09/12/2022NEWS

Unigem Research Promoted at the University of Belgrade

On Thursday, December 1, 2022, the University of Belgrade (UNBG) hosted the promotion of the book “Challenges of integrating gender equality in the university community: Against gender-based violence”, edited by Zilka Spahić Šiljak, Jasna Kovačević and Jasmina Husanović. The book presents the results of a regional research, the first in the field of gender equality at universities, which included partner institutions from Bosnia and Herzegovina, Montenegro, Croatia and Serbia. The research is part of the “University and Gender Mainstreaming – UNIGEM” project, implemented by the TPO Foundation and supported by the Government of the United Kingdom.

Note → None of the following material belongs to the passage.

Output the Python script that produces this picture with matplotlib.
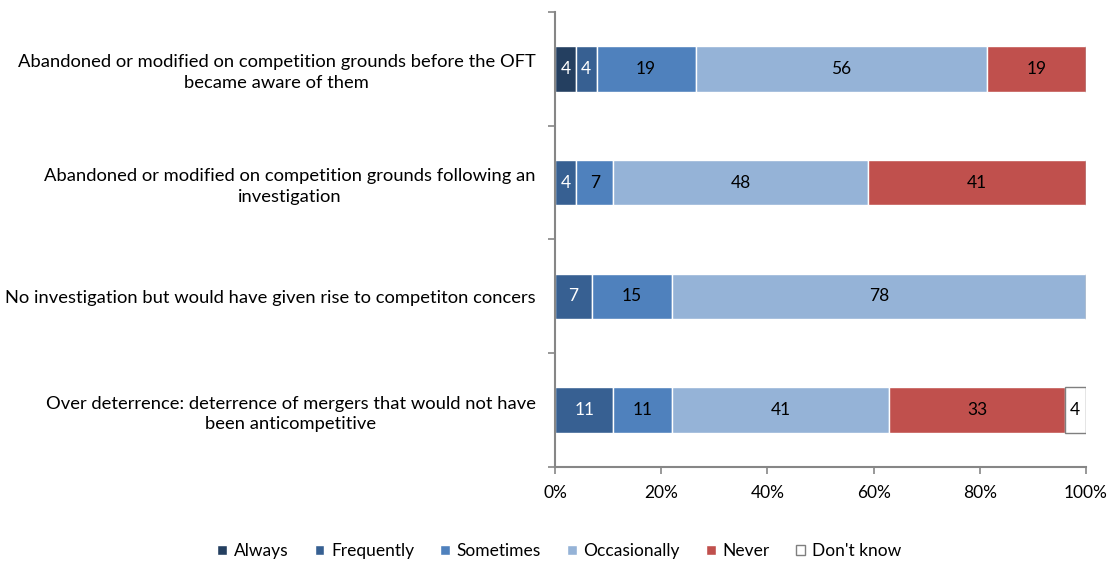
import matplotlib
matplotlib.use("Agg")
import matplotlib.pyplot as plt
import numpy as np

plt.rcParams['font.family'] = ['Lato', 'DejaVu Sans']

categories = [
    "Abandoned or modified on competition grounds before the OFT\nbecame aware of them",
    "Abandoned or modified on competition grounds following an\ninvestigation",
    "No investigation but would have given rise to competiton concers",
    "Over deterrence: deterrence of mergers that would not have\nbeen anticompetitive",
]
series_names = ["Always", "Frequently", "Sometimes", "Occasionally", "Never", "Don't know"]
always       = [4, 0, 0, 0]
frequently   = [4, 4, 7, 11]
sometimes    = [19, 7, 15, 11]
occasionally = [56, 48, 78, 41]
never        = [19, 41, 0, 33]
dont_know    = [0, 0, 0, 4]
x_ticklabels = ["0%", "20%", "40%", "60%", "80%", "100%"]

series = [always, frequently, sometimes, occasionally, never, dont_know]
colors = ["#243F60", "#376092", "#4F81BD", "#95B3D7", "#C0504D", "#FFFFFF"]
edges = ["white", "white", "white", "white", "white", "#7F7F7F"]
text_colors = ["white", "white", "black", "black", "black", "black"]

data = np.array(series, dtype=float)
totals = data.sum(axis=0)
shares = data / totals * 100

fig = plt.figure(figsize=(11.08, 5.61), dpi=100)
ax = fig.add_axes([0.5009, 0.1676, 0.4792, 0.8110])

y = np.arange(len(categories))
left = np.zeros(len(categories))
handles = []
for i, name in enumerate(series_names):
    bars = ax.barh(y, shares[i], left=left, height=0.4, color=colors[i],
                   edgecolor=edges[i], linewidth=1.0, label=name)
    handles.append(bars)
    for j in range(len(categories)):
        if data[i, j] > 0:
            ax.text(left[j] + shares[i, j] / 2, y[j], f"{int(data[i, j])}",
                    ha="center", va="center", fontsize=12.5, color=text_colors[i])
    left += shares[i]

ax.set_xlim(0, 100)
ax.set_ylim(len(categories) - 0.5, -0.5)

ax.set_yticks(y)
ax.set_yticklabels(categories, fontsize=13.2, multialignment="center", linespacing=1.35)
ax.set_yticks(np.arange(-0.5, len(categories)), minor=True)
ax.tick_params(axis="y", which="major", length=0, pad=14)
ax.tick_params(axis="y", which="minor", length=5, color="#868686", width=1.2, direction="out")

ax.set_xticks(np.arange(0, 101, 20))
ax.set_xticklabels(x_ticklabels, fontsize=12.5)
ax.tick_params(axis="x", length=5, color="#868686", width=1.2, direction="out", pad=8)

for s in ["top", "right"]:
    ax.spines[s].set_visible(False)
for s in ["left", "bottom"]:
    ax.spines[s].set_color("#868686")
    ax.spines[s].set_linewidth(1.5)

fig.legend(handles=handles, labels=series_names, loc="center", ncol=6,
           bbox_to_anchor=(0.505, 0.018), frameon=False, fontsize=12.5,
           handlelength=0.55, handleheight=0.55, handletextpad=0.4, columnspacing=1.5)

fig.savefig("out.png", dpi=100)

UNIGEM aims to build an ethos of gender equality in higher education through policy development and sensitization of the teaching staff and student population regarding the topics of gender-based violence and sexual harassment. Specifically, this project gathers 19 partner universities and wants to initiate institutional changes in partner institutions, by helping building organizational cultures that will have a zero tolerance towards GBV.

At the beginning of the UNIGEM project, extensive quantitative and qualitative research was conducted through surveys and in-depth interviews. The research was designed by a team of researchers, consisting of: Zilka Spahić Šiljak, Jasna Kovačević, Jasmina Husanović, Ajla Demiragić, Milena Karapetrović, Mirjana Dokmanović, Merima Jašarević, Lana Bobić and Marija Tatar.

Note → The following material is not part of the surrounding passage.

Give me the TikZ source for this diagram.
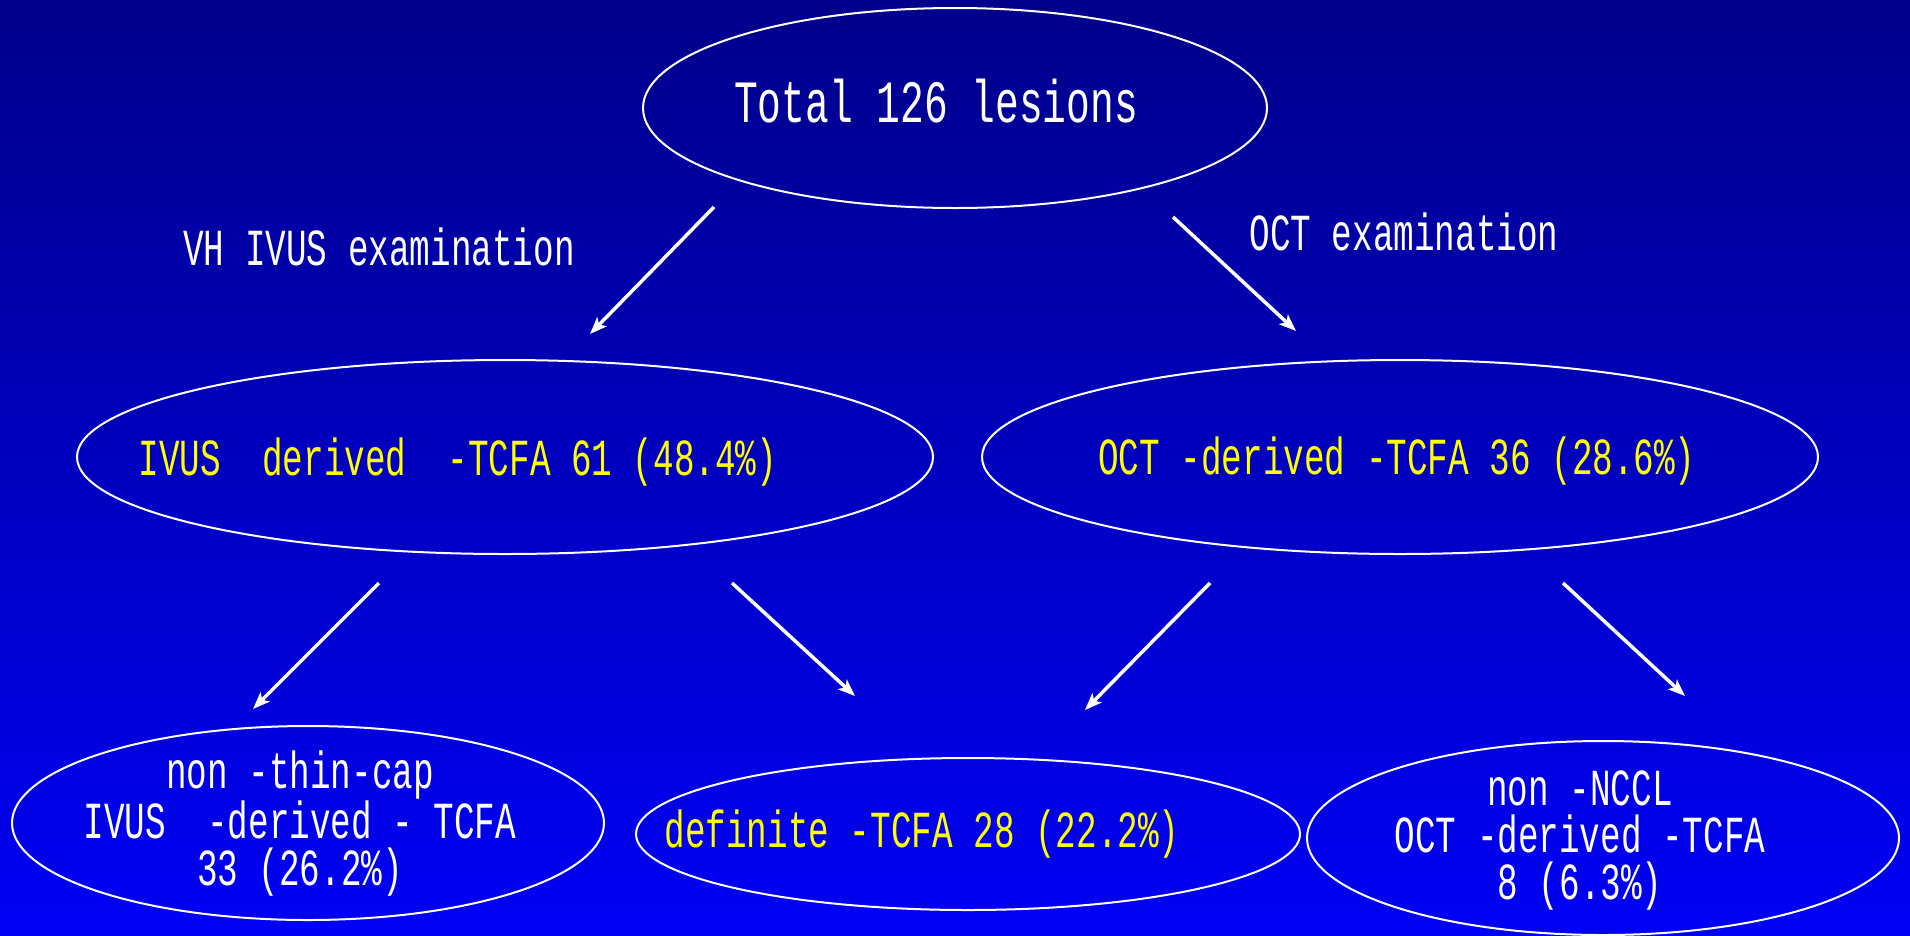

The promoters of the research conducted in Belgrade were: Professor Dr. Zilka Spahić-Šiljak, Program Director of the TPO Foundation from Sarajevo and Visiting Professor at the London University of Roehampton, and Dr. Jelena Ćeriman, Research Associate at the Institute for Philosophy and Social Theory (IFDT) of the University of Belgrade, and the moderator was Milica Resanović, Research Associate at IFDT.

Zilka Spahić Šiljak, as one of the editors and authors, referred to the methodological approach applied in this research, which is a step forward in relation to the classic feminist standpoint theory. It is about critical realism as a paradigmatic position that gives researchers enough “room to maneuver” to combine different methodological tools in research: qualitative and quantitative. The authors of the 12 chapters in this book, according to their background and focus of analysis, gave priority to the qualitative or quantitative part of the research, so they interpreted and critically reflected on the data through triangulation in order to answer the research questions and initial hypothesis. This is a pioneering regional research with a different critical philosophy of social sciences, opening up space for new veins of research that will continue to build on what was started by this regional research.

Afterwards, the Institute for Philosophy and Social Theory held a promotion of the book, which was translated within the UNIGEM project, titled “Gender-based violence in university communities. Policy, Prevention and Educational Interventions in Britain’, edited by Sundari Anitha, Professor at the School of Social and Political Sciences, University of Lincoln, and Ruth Lewis, Professor at the Department of Social Sciences, Northumbria University.

This book was promoted by professors Dr. Zilka Spahić-Šiljak and Dr. Jelena Ćeriman and the editors themselves, Sundari Anitha and Ruth Lewis, and Professor Dr. Dženana Radončić from the Faculty of Law of the University of Zenica, and the promotion was moderated by Milica Resanović.

Here is an excerpt from the book, highlighting the definition of gender-based violence: “We understand gender-based violence as behavior or attitudes based on unfair power relations that hurt, threaten or undermine people because of their (presumed) gender or sexuality. In this definition, it is recognized that gender-based violence is influenced by gender relations and that it affects them, and violence based on hierarchical constructions of gender and sexuality is focused on. Women and girls constitute the vast majority of victims of gender-based violence, and men the vast majority of perpetrators (Watts and Zimmerman, 2002; Hester, 2009). Gender-based violence includes a continuum of behaviors and attitudes such as domestic violence, sexual violence, sexist street harassment, trans/homophobic expressions and behaviors, and social media expressions that normalize sexism and sexual objectification. These expressions and behaviors are related through what Kelly (1988) described as a continuum of incidents and experiences. The incident continuum (Kelly, 1988, 1989) refers to the conceptual connections between the actions that underlie the offense – behaviors and expressions that are so common that they often blend into the minutiae of everyday life – and less common “violent” events (Stanko, 1985), broadly recognized as harmful, and based on entrenched hierarchies of power that, at the same time, reinforce them.”

We would like to thank our project partner, the Institute for Philosophy and Social Theory (IFDT) of the University of Belgrade, for the cooperation, and especially for the mentioned promotions of the two TPO Foundation editions.